--- Begin Data excerpt ---

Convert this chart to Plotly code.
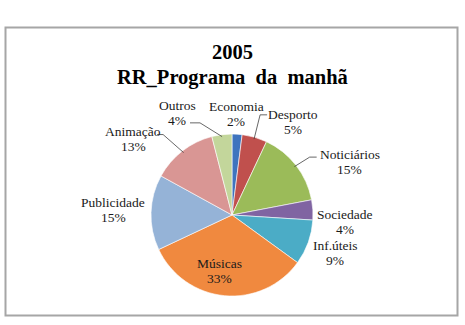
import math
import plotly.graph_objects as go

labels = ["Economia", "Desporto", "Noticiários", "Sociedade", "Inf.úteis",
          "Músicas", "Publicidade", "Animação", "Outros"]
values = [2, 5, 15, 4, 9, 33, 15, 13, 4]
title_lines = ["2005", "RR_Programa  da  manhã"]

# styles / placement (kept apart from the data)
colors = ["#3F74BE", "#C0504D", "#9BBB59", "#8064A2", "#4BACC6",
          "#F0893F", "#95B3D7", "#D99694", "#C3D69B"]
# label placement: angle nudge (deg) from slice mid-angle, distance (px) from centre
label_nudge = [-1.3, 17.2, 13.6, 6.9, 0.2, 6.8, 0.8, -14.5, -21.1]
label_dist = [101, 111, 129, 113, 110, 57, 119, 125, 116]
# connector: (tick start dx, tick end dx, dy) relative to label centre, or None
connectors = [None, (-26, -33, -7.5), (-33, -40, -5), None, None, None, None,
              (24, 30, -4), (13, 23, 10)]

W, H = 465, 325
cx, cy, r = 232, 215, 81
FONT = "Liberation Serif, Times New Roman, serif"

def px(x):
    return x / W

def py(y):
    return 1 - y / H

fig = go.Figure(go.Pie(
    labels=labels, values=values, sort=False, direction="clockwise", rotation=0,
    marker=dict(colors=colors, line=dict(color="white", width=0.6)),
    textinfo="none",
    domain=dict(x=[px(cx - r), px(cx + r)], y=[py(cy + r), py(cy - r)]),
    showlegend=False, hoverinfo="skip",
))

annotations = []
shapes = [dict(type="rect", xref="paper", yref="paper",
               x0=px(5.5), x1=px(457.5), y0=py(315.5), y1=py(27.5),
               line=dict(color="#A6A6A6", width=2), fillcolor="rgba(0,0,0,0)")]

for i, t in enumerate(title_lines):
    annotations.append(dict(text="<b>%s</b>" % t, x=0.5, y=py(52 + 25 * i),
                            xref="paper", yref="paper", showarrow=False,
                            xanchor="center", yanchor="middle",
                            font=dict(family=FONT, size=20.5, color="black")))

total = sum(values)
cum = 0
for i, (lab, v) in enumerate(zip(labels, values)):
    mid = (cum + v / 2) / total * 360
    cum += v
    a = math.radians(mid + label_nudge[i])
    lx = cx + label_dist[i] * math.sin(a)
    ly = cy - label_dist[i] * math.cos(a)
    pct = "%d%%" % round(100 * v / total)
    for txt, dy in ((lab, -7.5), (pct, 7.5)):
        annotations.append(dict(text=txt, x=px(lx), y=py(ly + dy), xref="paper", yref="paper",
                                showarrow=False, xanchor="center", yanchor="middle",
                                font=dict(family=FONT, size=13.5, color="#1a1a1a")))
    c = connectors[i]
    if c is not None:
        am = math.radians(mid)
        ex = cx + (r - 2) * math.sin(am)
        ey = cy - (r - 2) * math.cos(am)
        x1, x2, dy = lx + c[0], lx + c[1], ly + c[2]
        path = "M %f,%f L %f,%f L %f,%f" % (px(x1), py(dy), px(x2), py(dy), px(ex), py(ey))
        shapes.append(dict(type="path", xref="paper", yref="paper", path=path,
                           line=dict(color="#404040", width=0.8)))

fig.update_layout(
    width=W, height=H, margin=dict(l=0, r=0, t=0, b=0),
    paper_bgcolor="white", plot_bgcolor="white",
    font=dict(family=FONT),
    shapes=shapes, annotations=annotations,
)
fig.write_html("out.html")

--- End Data excerpt ---

▸ **Description of the task**: Copy the listing over exactly, skipping the pictures it holds.

▸ **Solution**:
Convert this chart to Plotly code.
import math
import plotly.graph_objects as go

labels = ["Economia", "Desporto", "Noticiários", "Sociedade", "Inf.úteis",
          "Músicas", "Publicidade", "Animação", "Outros"]
values = [2, 5, 15, 4, 9, 33, 15, 13, 4]
title_lines = ["2005", "RR_Programa  da  manhã"]

# styles / placement (kept apart from the data)
colors = ["#3F74BE", "#C0504D", "#9BBB59", "#8064A2", "#4BACC6",
          "#F0893F", "#95B3D7", "#D99694", "#C3D69B"]
# label placement: angle nudge (deg) from slice mid-angle, distance (px) from centre
label_nudge = [-1.3, 17.2, 13.6, 6.9, 0.2, 6.8, 0.8, -14.5, -21.1]
label_dist = [101, 111, 129, 113, 110, 57, 119, 125, 116]
# connector: (tick start dx, tick end dx, dy) relative to label centre, or None
connectors = [None, (-26, -33, -7.5), (-33, -40, -5), None, None, None, None,
              (24, 30, -4), (13, 23, 10)]

W, H = 465, 325
cx, cy, r = 232, 215, 81
FONT = "Liberation Serif, Times New Roman, serif"

def px(x):
    return x / W

def py(y):
    return 1 - y / H

fig = go.Figure(go.Pie(
    labels=labels, values=values, sort=False, direction="clockwise", rotation=0,
    marker=dict(colors=colors, line=dict(color="white", width=0.6)),
    textinfo="none",
    domain=dict(x=[px(cx - r), px(cx + r)], y=[py(cy + r), py(cy - r)]),
    showlegend=False, hoverinfo="skip",
))

annotations = []
shapes = [dict(type="rect", xref="paper", yref="paper",
               x0=px(5.5), x1=px(457.5), y0=py(315.5), y1=py(27.5),
               line=dict(color="#A6A6A6", width=2), fillcolor="rgba(0,0,0,0)")]

for i, t in enumerate(title_lines):
    annotations.append(dict(text="<b>%s</b>" % t, x=0.5, y=py(52 + 25 * i),
                            xref="paper", yref="paper", showarrow=False,
                            xanchor="center", yanchor="middle",
                            font=dict(family=FONT, size=20.5, color="black")))

total = sum(values)
cum = 0
for i, (lab, v) in enumerate(zip(labels, values)):
    mid = (cum + v / 2) / total * 360
    cum += v
    a = math.radians(mid + label_nudge[i])
    lx = cx + label_dist[i] * math.sin(a)
    ly = cy - label_dist[i] * math.cos(a)
    pct = "%d%%" % round(100 * v / total)
    for txt, dy in ((lab, -7.5), (pct, 7.5)):
        annotations.append(dict(text=txt, x=px(lx), y=py(ly + dy), xref="paper", yref="paper",
                                showarrow=False, xanchor="center", yanchor="middle",
                                font=dict(family=FONT, size=13.5, color="#1a1a1a")))
    c = connectors[i]
    if c is not None:
        am = math.radians(mid)
        ex = cx + (r - 2) * math.sin(am)
        ey = cy - (r - 2) * math.cos(am)
        x1, x2, dy = lx + c[0], lx + c[1], ly + c[2]
        path = "M %f,%f L %f,%f L %f,%f" % (px(x1), py(dy), px(x2), py(dy), px(ex), py(ey))
        shapes.append(dict(type="path", xref="paper", yref="paper", path=path,
                           line=dict(color="#404040", width=0.8)))

fig.update_layout(
    width=W, height=H, margin=dict(l=0, r=0, t=0, b=0),
    paper_bgcolor="white", plot_bgcolor="white",
    font=dict(family=FONT),
    shapes=shapes, annotations=annotations,
)
fig.write_html("out.html")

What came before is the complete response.